A report last week also found First Nations people are disproportionately held on remand under increasingly restrictive bail laws, many of which contradict a central recommendation of the Aboriginal Deaths in Custody Royal Commission: detention as a last resort.

In a statement on Wednesday evening, Senator Thorpe renewed her call for enforceable penalties and incentives under the 2020 agreement.

"Closing the Gap is a failure," she said. "Without enforceable accountability, it has become little more than a reporting exercise, documenting state violence while our children are stolen and our people are caged and killed in custody at rising rates."

The Prime Minister is expected to urge Parliament to avoid framing the effort as a failure.

Because talk of failure dismisses the aspirations and achievements of Indigenous Australians, it ignores the leaders and communities who are changing lives," he will say.

"Failure is a word for those who have stopped trying — or given up listening. I make this clear today: I am not contemplating failure.
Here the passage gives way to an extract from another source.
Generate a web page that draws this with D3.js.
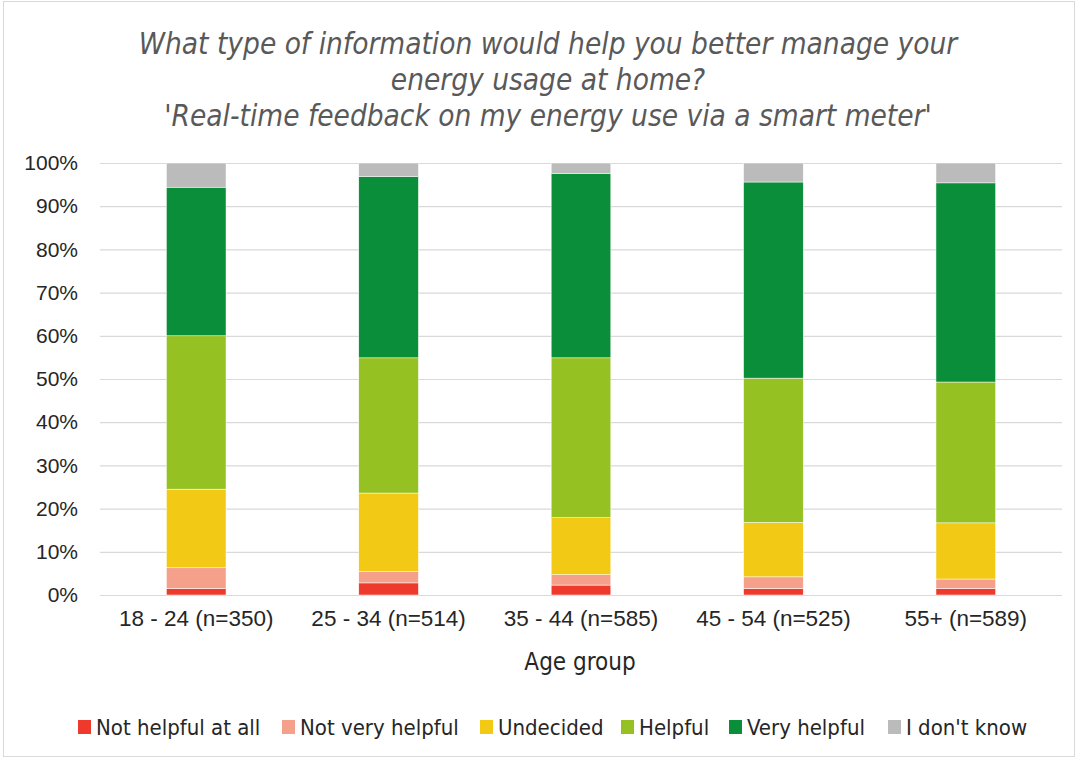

Our Government is not contemplating failure."

Asked about the targets on ABC TV, Senator McCarthy conceded progress has been difficult.

"It's tough, there is no doubt about it, and often times it is quite frustrating, but I keep going," she said.

"It is important to me that we have a breakthrough. We have to have all cabinets around every single parliament in this country, determined to work on this National Agreement that they signed up to, and I will continue to push to make them accountable, as well as ourselves at the Commonwealth level."